----- Exercise material

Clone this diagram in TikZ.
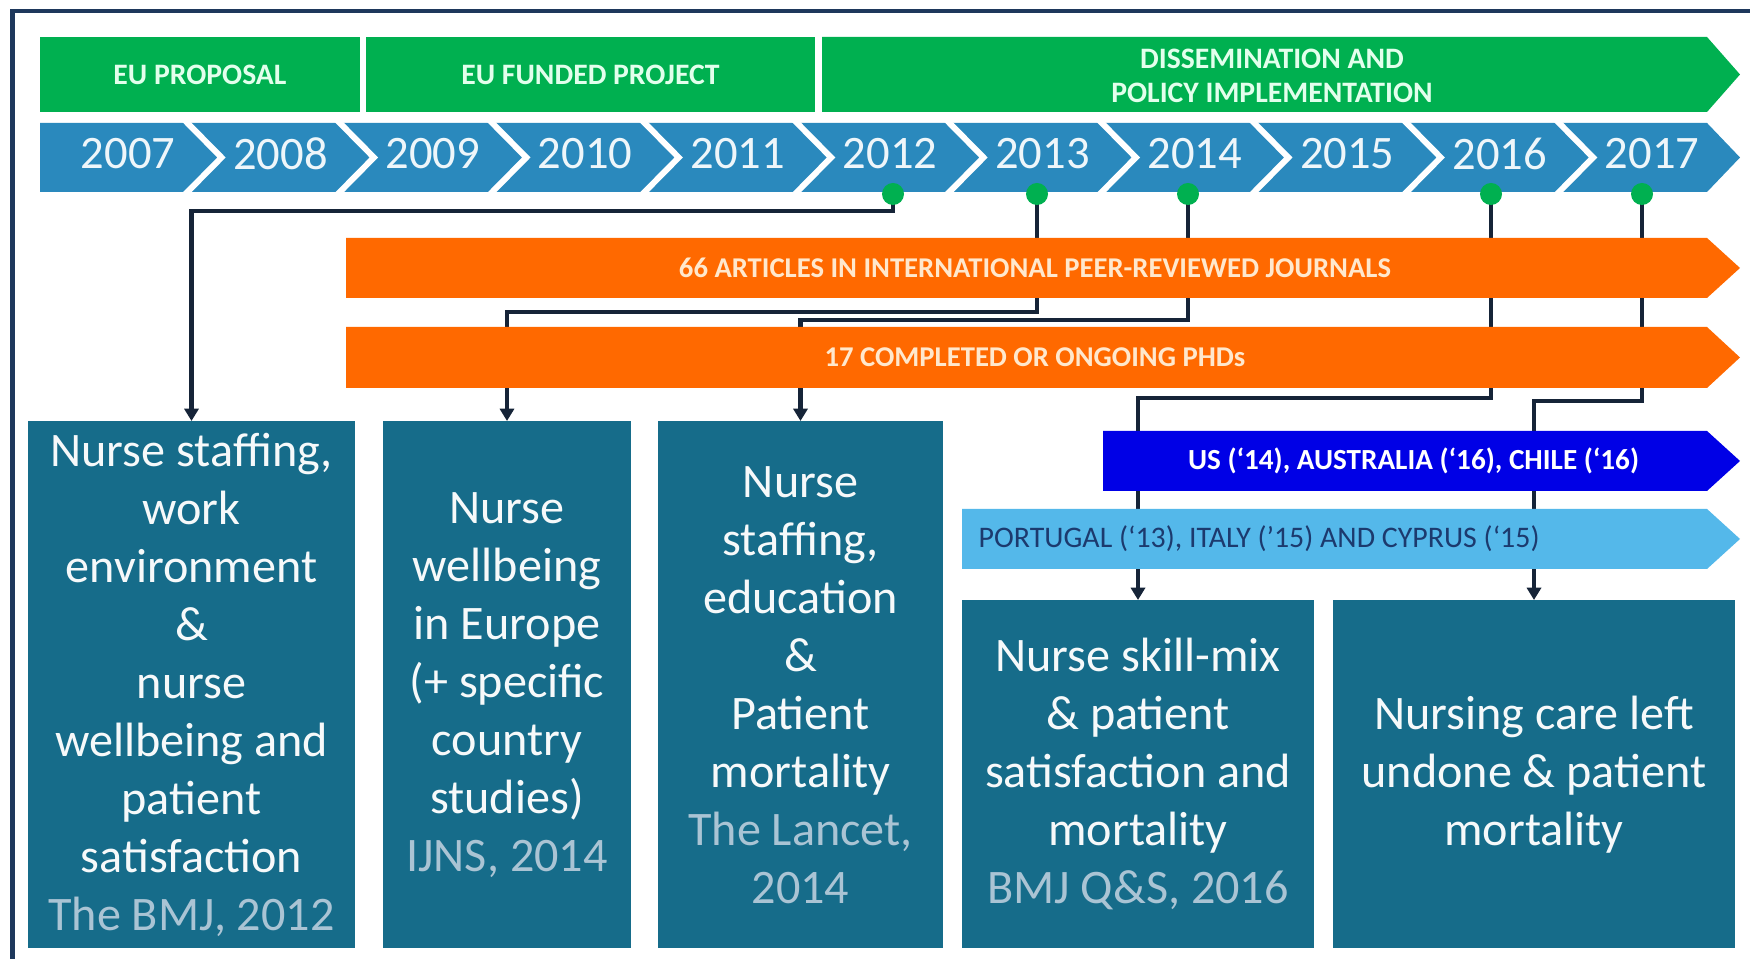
\documentclass[tikz,border=0pt]{standalone}
\usepackage{fontspec}
\setmainfont{Carlito}
\usepackage{tikz}
\usetikzlibrary{arrows.meta, positioning, backgrounds, calc}

\definecolor{phaseG}{RGB}{0,176,80}
\definecolor{mint}{RGB}{226,255,236}
\definecolor{yearB}{RGB}{42,137,189}
\definecolor{pubO}{RGB}{255,105,0}
\definecolor{peach}{RGB}{255,232,205}
\definecolor{intlB}{RGB}{0,0,230}
\definecolor{euB}{RGB}{84,184,234}
\definecolor{euText}{RGB}{28,58,110}
\definecolor{boxT}{RGB}{22,108,138}
\definecolor{cite}{RGB}{170,196,212}
\definecolor{navy}{RGB}{22,36,56}
\definecolor{frameC}{RGB}{30,56,92}

\begin{document}
\begin{tikzpicture}[
    phasebox/.style={fill=phaseG,text=mint,align=center,inner sep=0pt,
      outer sep=0pt,minimum height=1.5cm,
      font=\fontsize{16.9}{19.5}\selectfont\bfseries},
    yearlbl/.style={text=white!92!yearB,font=\fontsize{26.5}{30}\selectfont},
    barlbl/.style={font=\fontsize{16.3}{18}\selectfont\bfseries},
    card/.style={fill=boxT,text=white!96!boxT,align=center,inner sep=0pt,
      anchor=north,font=\fontsize{27.4}{33}\selectfont},
    yrdot/.style={circle,fill=phaseG,minimum size=0.44cm,inner sep=0pt},
    chev/.style={draw=white,line width=3.4pt},
    conn/.style={draw=navy,line width=2.3pt,
      -{Triangle[length=7pt,width=8pt]}}
  ]
  \useasboundingbox (0,0) rectangle (35,19.18);
  \begin{scope}[on background layer]
    \fill[white] (0,0) rectangle (35,19.18);
  \end{scope}

  % outer frame
  \draw[frameC,line width=2.6pt] (0.25,0) |- (35,18.96);

  % project phases
  \node[phasebox,minimum width=6.4cm] (eup) at (4.0,17.69) {EU PROPOSAL};
  \node[phasebox,minimum width=8.98cm] (euf) at (11.81,17.69) {EU FUNDED PROJECT};
  \fill[phaseG] (16.44,16.94) -- (16.44,18.44) -- (34.14,18.44)
    -- (34.8,17.69) -- (34.14,16.94) -- cycle;
  \node[phasebox,fill=none] (dis) at (25.44,17.66)
    {DISSEMINATION AND\\POLICY IMPLEMENTATION};

  % year chevrons
  \fill[yearB] (0.8,16.72) -- (34.14,16.72) -- (34.8,16.03)
    -- (34.14,15.34) -- (0.8,15.34) -- cycle;
  \foreach \k in {0,...,9}
    \draw[chev] ({4.09+3.048*\k-0.42},16.80) -- ++(0.76,-0.77) -- ++(-0.76,-0.77);
  \foreach \yr [count=\i from 0] in {2007,...,2017}
    \node[yearlbl] (y\yr) at ({2.56+3.048*\i},16.11) {\yr};

  % publication dots
  \foreach \yr/\x in {2012/17.86,2013/20.74,2014/23.76,2016/29.82,2017/32.84}
    \node[yrdot] (d\yr) at (\x,15.3) {};

  % outputs
  \fill[pubO] (6.92,13.22) -- (6.92,14.42) -- (34.14,14.42)
    -- (34.8,13.82) -- (34.14,13.22) -- cycle;
  \node[barlbl,text=peach] (art) at (20.7,13.82)
    {66 ARTICLES IN INTERNATIONAL PEER-REVIEWED JOURNALS};
  \fill[pubO] (6.92,11.42) -- (6.92,12.64) -- (34.14,12.64)
    -- (34.8,12.03) -- (34.14,11.42) -- cycle;
  \node[barlbl,text=peach] (phd) at (20.7,12.03)
    {17 COMPLETED OR ONGOING PHDs};

  % replications
  \fill[intlB] (22.06,9.36) -- (22.06,10.56) -- (34.14,10.56)
    -- (34.8,9.96) -- (34.14,9.36) -- cycle;
  \node[barlbl,text=white,font=\fontsize{16.6}{18}\selectfont\bfseries] (intl)
    at (28.27,9.96) {US (‘14), AUSTRALIA (‘16), CHILE (‘16)};
  \fill[euB] (19.24,7.8) -- (19.24,9.0) -- (34.14,9.0)
    -- (34.8,8.4) -- (34.14,7.8) -- cycle;
  \node[font=\fontsize{17}{18}\selectfont,text=euText,anchor=west] (eu)
    at (19.45,8.4) {PORTUGAL (‘13), ITALY (’15) AND CYPRUS (‘15)};

  % key papers
  \node[card,minimum width=6.54cm,minimum height=10.54cm] (b1) at (3.83,10.76)
    {Nurse staffing,\\work\\environment\\\&\\nurse\\wellbeing and\\patient\\
     satisfaction\\\textcolor{cite}{The BMJ, 2012}};
  \node[card,minimum width=4.96cm,minimum height=10.54cm] (b2) at (10.14,10.76)
    {Nurse\\wellbeing\\in Europe\\(+ specific\\country\\studies)\\
     \textcolor{cite}{IJNS, 2014}};
  \node[card,minimum width=5.7cm,minimum height=10.54cm] (b3) at (16.01,10.76)
    {Nurse\\staffing,\\education\\\&\\Patient\\mortality\\
     \textcolor{cite}{The Lancet,}\\\textcolor{cite}{2014}};
  \node[card,minimum width=7.04cm,minimum height=6.96cm] (b4) at (22.76,7.18)
    {Nurse skill-mix\\\& patient\\satisfaction and\\mortality\\
     \textcolor{cite}{BMJ Q\&S, 2016}};
  \node[card,minimum width=8.04cm,minimum height=6.96cm] (b5) at (30.68,7.18)
    {Nursing care left\\undone \& patient\\mortality};

  % links from year to paper
  \begin{scope}[on background layer]
    \draw[conn] (d2012.center) -- ++(0,-0.34) -| (b1.north);
    \draw[conn] (d2013.center) -- ++(0,-2.36) -| (b2.north);
    \draw[conn] (d2014.center) -- ++(0,-2.52) -| (b3.north);
    \draw[conn] (d2016.center) -- ++(0,-4.08) -| (b4.north);
    \draw[conn] (d2017.center) -- ++(0,-4.14) -| (b5.north);
  \end{scope}
\end{tikzpicture}
\end{document}
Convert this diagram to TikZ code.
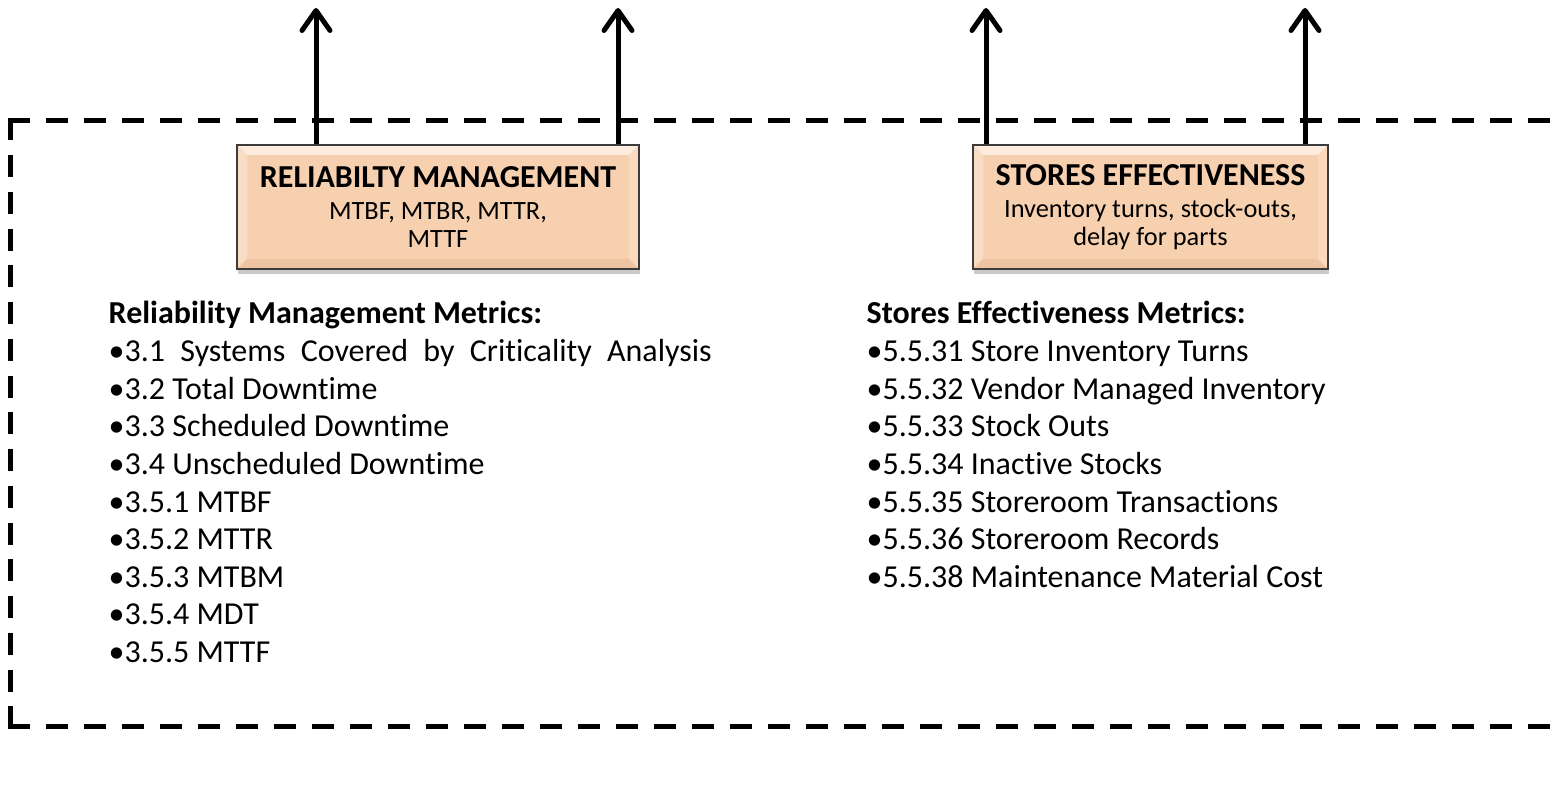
\documentclass[tikz,border=0pt]{standalone}
\usepackage{fontspec}
\setmainfont{Carlito}[Ligatures=NoCommon]
\usetikzlibrary{arrows.meta, shadows}

\definecolor{boxfill}{RGB}{247,208,176}
\definecolor{bevtop}{RGB}{253,236,222}
\definecolor{bevleft}{RGB}{249,220,196}
\definecolor{bevbot}{RGB}{238,196,162}
\definecolor{bevright}{RGB}{252,217,189}
\definecolor{boxline}{RGB}{60,60,60}

\tikzset{
    bevelbox/.style={draw=boxline, line width=0.015cm, fill=boxfill,
        minimum height=1.24cm, inner sep=0pt, align=center,
        font=\fontsize{7.5}{8}\selectfont,
        drop shadow={shadow xshift=0.01cm, shadow yshift=-0.05cm, fill=black!70, opacity=0.3},
        path picture={
            \coordinate (bnw) at (path picture bounding box.north west);
            \coordinate (bne) at (path picture bounding box.north east);
            \coordinate (bsw) at (path picture bounding box.south west);
            \coordinate (bse) at (path picture bounding box.south east);
            \fill[bevtop] (bnw) -- (bne) -- ([shift={(-0.1,-0.1)}]bne) -- ([shift={(0.1,-0.1)}]bnw) -- cycle;
            \fill[bevleft] (bnw) -- (bsw) -- ([shift={(0.1,0.1)}]bsw) -- ([shift={(0.1,-0.1)}]bnw) -- cycle;
            \fill[bevbot] (bsw) -- (bse) -- ([shift={(-0.1,0.1)}]bse) -- ([shift={(0.1,0.1)}]bsw) -- cycle;
            \fill[bevright] (bne) -- (bse) -- ([shift={(-0.1,0.1)}]bse) -- ([shift={(-0.1,-0.1)}]bne) -- cycle;
        }},
    metric/.style={anchor=base west, inner sep=0pt, font=\fontsize{9.1}{10.7}\selectfont},
    uparrow/.style={line width=0.05cm, -{Straight Barb[length=0.2cm, width=0.28cm, round]}},
    frame/.style={line width=0.05cm, dash pattern=on 0.17cm off 0.21cm, line cap=rect}
}
\newcommand{\boxhead}[1]{{\fontsize{9.1}{9}\selectfont\bfseries #1}}

\begin{document}
\begin{tikzpicture}
    \useasboundingbox (0,0) rectangle (15.54,7.85);

    % dashed frame, open to the right
    \draw[frame] (0.10,6.64) -- (15.54,6.64);
    \draw[frame, dash pattern=on 0.17cm off 0.1975cm] (0.10,6.64) -- (0.10,0.59);
    \draw[frame] (0.10,0.59) -- (15.54,0.59);

    % the two boxes
    \node[bevelbox, minimum width=4.02cm] (rm) at (4.38,5.78)
        {\boxhead{RELIABILTY MANAGEMENT}\\[0.04cm] MTBF, MTBR, MTTR,\\ MTTF};
    \node[bevelbox, minimum width=3.55cm] (se) at (11.505,5.78)
        {\boxhead{STORES EFFECTIVENESS}\\[0.04cm] Inventory turns, stock-outs,\\ delay for parts};

    % arrows going up out of the frame
    \coordinate (a1) at (3.16,7.77);
    \coordinate (a2) at (6.18,7.77);
    \coordinate (a3) at (9.86,7.77);
    \coordinate (a4) at (13.05,7.77);
    \draw[uparrow] (a1 |- rm.north) -- (a1);
    \draw[uparrow] (a2 |- rm.north) -- (a2);
    \draw[uparrow] (a3 |- se.north) -- (a3);
    \draw[uparrow] (a4 |- se.north) -- (a4);

    % metric lists
    \node[metric, font=\fontsize{9.1}{10.7}\selectfont\bfseries] (rmhead) at (1.08,4.61) {Reliability Management Metrics:};
    \foreach \t [count=\i] in {{\makebox[6.03cm][s]{•3.1 Systems Covered by Criticality Analysis}},
        •3.2 Total Downtime, •3.3 Scheduled Downtime, •3.4 Unscheduled Downtime,
        •3.5.1 MTBF, •3.5.2 MTTR, •3.5.3 MTBM, •3.5.4 MDT, •3.5.5 MTTF}
        \node[metric] (rm\i) at (1.08,{4.61-0.376*\i}) {\t};

    \node[metric, font=\fontsize{9.1}{10.7}\selectfont\bfseries] (sehead) at (8.66,4.61) {Stores Effectiveness Metrics:};
    \foreach \t [count=\i] in {•5.5.31 Store Inventory Turns, •5.5.32 Vendor Managed Inventory,
        •5.5.33 Stock Outs, •5.5.34 Inactive Stocks, •5.5.35 Storeroom Transactions,
        •5.5.36 Storeroom Records, •5.5.38 Maintenance Material Cost}
        \node[metric] (se\i) at (8.66,{4.61-0.376*\i}) {\t};
\end{tikzpicture}
\end{document}
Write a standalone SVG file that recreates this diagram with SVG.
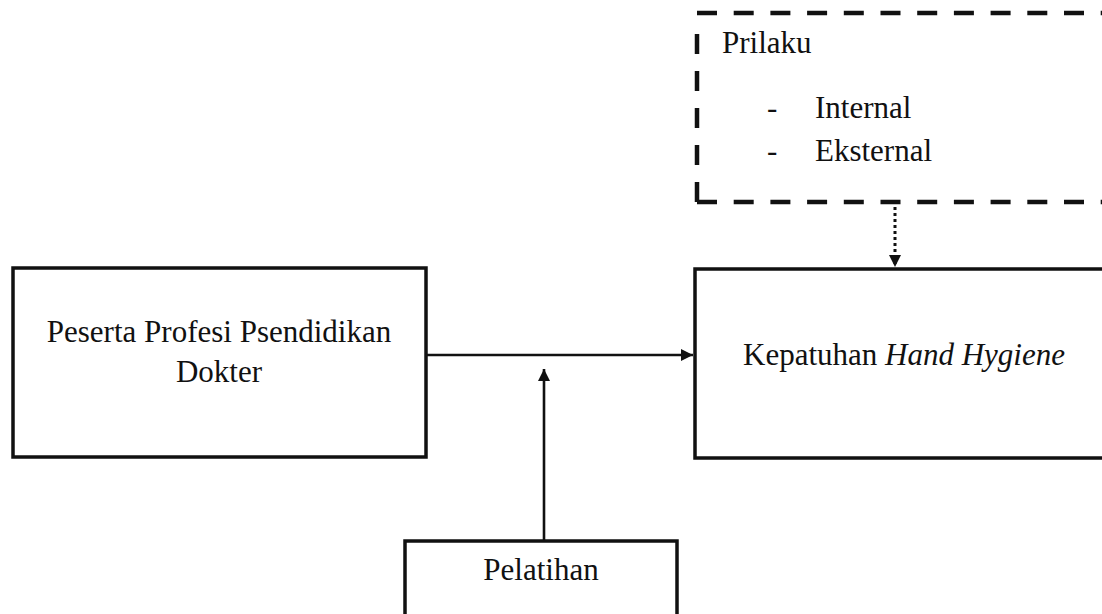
<svg xmlns="http://www.w3.org/2000/svg" width="1102" height="614" viewBox="0 0 1102 614">
<defs>
<style>
.box{fill:#fff;stroke:#111;stroke-width:3.5}
.dash{fill:none;stroke:#111;stroke-width:4.5;stroke-dasharray:20 16.7}
.t{font-family:"Liberation Serif","Times New Roman",serif;font-size:31px;fill:#111}
.line{stroke:#111;stroke-width:2.6;fill:none}
.dot{stroke:#111;stroke-width:3;stroke-dasharray:3 3;fill:none}
</style>
<marker id="ah" viewBox="0 0 10 10" refX="10" refY="5" markerWidth="14" markerHeight="12" markerUnits="userSpaceOnUse" orient="auto">
<path d="M0,0 L10,5 L0,10 z" fill="#111"/>
</marker>
</defs>
<rect width="1102" height="614" fill="#fff"/>
<g id="prilaku">
<path class="dash" d="M697,13 L1110,13"/>
<path class="dash" d="M697,202 L1110,202"/>
<path class="dash" style="stroke-dasharray:20 17" d="M697,202 L697,33"/>
<text class="t" x="722" y="53">Prilaku</text>
<text class="t" x="767" y="118">-</text>
<text class="t" x="815" y="118">Internal</text>
<text class="t" x="767" y="161">-</text>
<text class="t" x="815" y="161">Eksternal</text>
</g>
<g id="peserta">
<rect class="box" x="13" y="268" width="413" height="189"/>
<text class="t" x="219" y="342" text-anchor="middle">Peserta Profesi Psendidikan</text>
<text class="t" x="219" y="382" text-anchor="middle">Dokter</text>
</g>
<g id="kepatuhan">
<rect class="box" x="695" y="269" width="420" height="189"/>
<text class="t" x="743" y="365">Kepatuhan <tspan font-style="italic">Hand Hygiene</tspan></text>
</g>
<g id="pelatihan">
<rect class="box" x="405" y="541" width="272" height="100"/>
<text class="t" x="541" y="580" text-anchor="middle">Pelatihan</text>
</g>
<g id="connectors">
<line class="line" x1="427" y1="355" x2="693" y2="355" marker-end="url(#ah)"/>
<line class="line" x1="544" y1="540" x2="544" y2="369" marker-end="url(#ah)"/>
<line class="dot" x1="895" y1="207" x2="895" y2="267" marker-end="url(#ah)"/>
</g>
</svg>
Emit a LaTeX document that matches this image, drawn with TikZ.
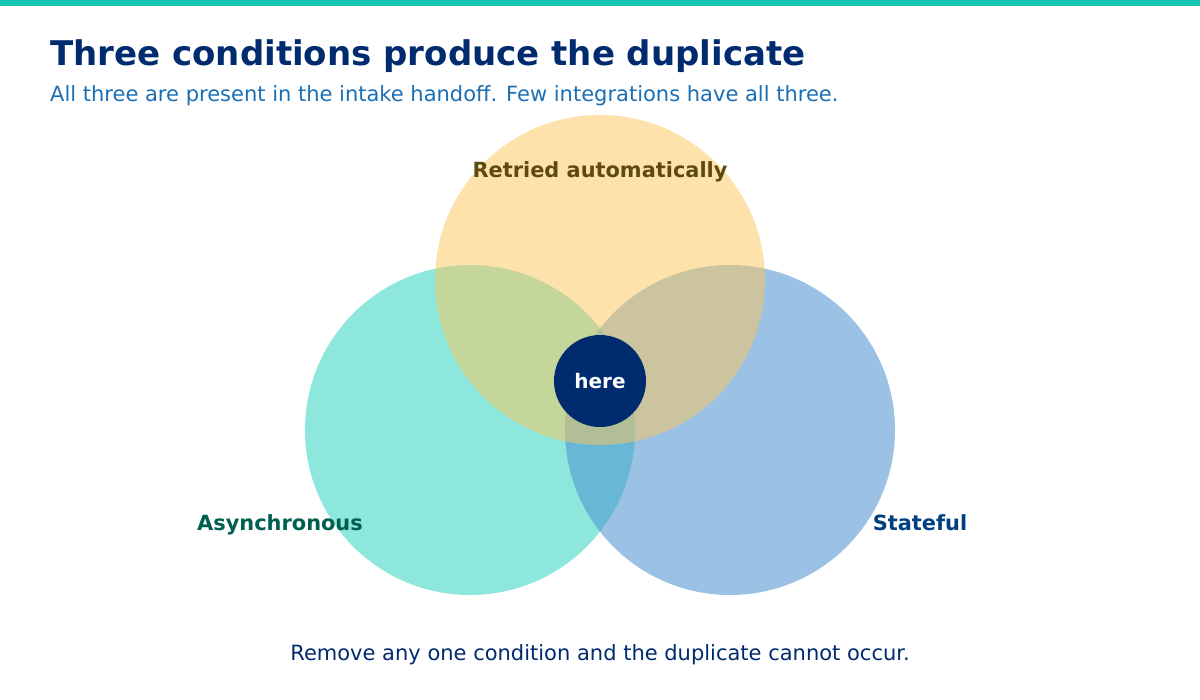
\documentclass[tikz,border=0pt]{standalone}
\usepackage{fontspec}
\setmainfont{DejaVu Sans}
\definecolor{navy}{HTML}{002B6E}
\definecolor{sub}{HTML}{1A6FB5}
\definecolor{cyel}{HTML}{FDC75A}
\definecolor{cteal}{HTML}{3DD6C4}
\definecolor{cblue}{HTML}{4A90CF}
\definecolor{bar}{HTML}{12C4B2}
\definecolor{lyel}{HTML}{5E4A10}
\definecolor{lteal}{HTML}{00604F}
\definecolor{lblue}{HTML}{004080}
\begin{document}
\begin{tikzpicture}[x=1pt,y=-1pt,
  lbl/.style={font=\bfseries\fontsize{20.9}{24}\selectfont,anchor=base}]
\useasboundingbox (0,0) rectangle (1200,700);
\fill[white] (0,0) rectangle (1200,700);
\fill[bar] (0,0) rectangle (1200,6);
\node[anchor=base west,inner sep=0,text=navy,font=\bfseries\fontsize{34}{38}\selectfont] (t) at (50,66) {Three conditions produce the duplicate};
\node[anchor=base west,inner sep=0,text=sub,font=\fontsize{21}{25}\selectfont] (s) at (50,102) {All three are present in the intake handoff. Few integrations have all three.};
\fill[cteal,opacity=0.58] (470,430) circle (165);
\fill[cblue,opacity=0.55] (730,430) circle (165);
\fill[cyel,opacity=0.5] (600,280) circle (165);
\node[circle,fill=navy,minimum size=92,inner sep=0,text=white,font=\bfseries\fontsize{20}{24}\selectfont] (h) at (600,381) {here};
\node[lbl,text=lyel] (r) at (600,178) {Retried automatically};
\node[lbl,text=lteal] (a) at (280,530) {Asynchronous};
\node[lbl,text=lblue] (st) at (920,530) {Stateful};
\node[anchor=base,text=navy,font=\fontsize{21}{25}\selectfont] (b) at (600,660) {Remove any one condition and the duplicate cannot occur.};
\end{tikzpicture}
\end{document}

----------

_Work to be completed_: In the records above, find the line with "Emit a LaTeX" and copy from it through the last line exactly, without the pictures.

_Finished exercise_:
Emit a LaTeX document that matches this image, drawn with TikZ.
\documentclass[tikz,border=0pt]{standalone}
\usepackage{fontspec}
\setmainfont{DejaVu Sans}
\definecolor{navy}{HTML}{002B6E}
\definecolor{sub}{HTML}{1A6FB5}
\definecolor{cyel}{HTML}{FDC75A}
\definecolor{cteal}{HTML}{3DD6C4}
\definecolor{cblue}{HTML}{4A90CF}
\definecolor{bar}{HTML}{12C4B2}
\definecolor{lyel}{HTML}{5E4A10}
\definecolor{lteal}{HTML}{00604F}
\definecolor{lblue}{HTML}{004080}
\begin{document}
\begin{tikzpicture}[x=1pt,y=-1pt,
  lbl/.style={font=\bfseries\fontsize{20.9}{24}\selectfont,anchor=base}]
\useasboundingbox (0,0) rectangle (1200,700);
\fill[white] (0,0) rectangle (1200,700);
\fill[bar] (0,0) rectangle (1200,6);
\node[anchor=base west,inner sep=0,text=navy,font=\bfseries\fontsize{34}{38}\selectfont] (t) at (50,66) {Three conditions produce the duplicate};
\node[anchor=base west,inner sep=0,text=sub,font=\fontsize{21}{25}\selectfont] (s) at (50,102) {All three are present in the intake handoff. Few integrations have all three.};
\fill[cteal,opacity=0.58] (470,430) circle (165);
\fill[cblue,opacity=0.55] (730,430) circle (165);
\fill[cyel,opacity=0.5] (600,280) circle (165);
\node[circle,fill=navy,minimum size=92,inner sep=0,text=white,font=\bfseries\fontsize{20}{24}\selectfont] (h) at (600,381) {here};
\node[lbl,text=lyel] (r) at (600,178) {Retried automatically};
\node[lbl,text=lteal] (a) at (280,530) {Asynchronous};
\node[lbl,text=lblue] (st) at (920,530) {Stateful};
\node[anchor=base,text=navy,font=\fontsize{21}{25}\selectfont] (b) at (600,660) {Remove any one condition and the duplicate cannot occur.};
\end{tikzpicture}
\end{document}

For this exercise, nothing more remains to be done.